Author and 2020 Democratic primary candidate Marianne Williamson reported $921,000 raised in the second quarter, $120,000 of which she loaned herself, and $105,000 cash on hand at the start of Q3.

At 477 days out from the November 2024 election, fundraising performance is an important factor in measuring viability and momentum for a candidate, from the public support of major donors to widespread grassroots support through the number and geographic breadth of small-dollar donors. The figures also provide insight into how campaigns are stategically (or not) spending their money and how much cash on hand they maintain.
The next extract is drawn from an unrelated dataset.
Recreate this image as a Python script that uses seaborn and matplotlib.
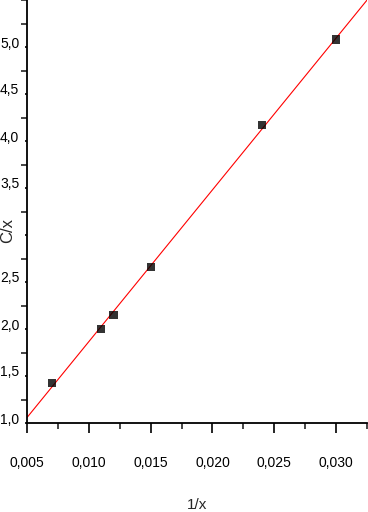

The fundraising reports mark a crucial point in the GOP presidential primary, with an apparently full field of now 14 candidates and just five weeks until the first Republican presidential debate.

President Donald Trump raised $17.7 million in the second quarter for a total of $36 million amassed for his primary campaign account. He had $22.5 million cash on hand heading into the third quarter.

As with other candidates, these numbers do not take into account super PACs or other political vehicles independently supporting each candidate.

Save America, which splits proceeds from Trump's joint fundraising committee with his official campaign, announced $17.3 million raised this quarter.

Florida Governor Ron DeSantis raised $20.1 million in Q2, but his burn rate is high, with more than $8 million expended since his late May entry into the contest, and $9 million on hand going into Q3. Criticized for its rapid rampup, with over twice as many full-time employees as Trump, DeSantis' campaign announced it is has let go of over a dozen staffers in a "cost-cutting measure." Separately, Never Back Down, a DeSantis-aligned super PAC, has benefited from the transfer of $82.5 million left over from DeSantis' Florida reelection campaign.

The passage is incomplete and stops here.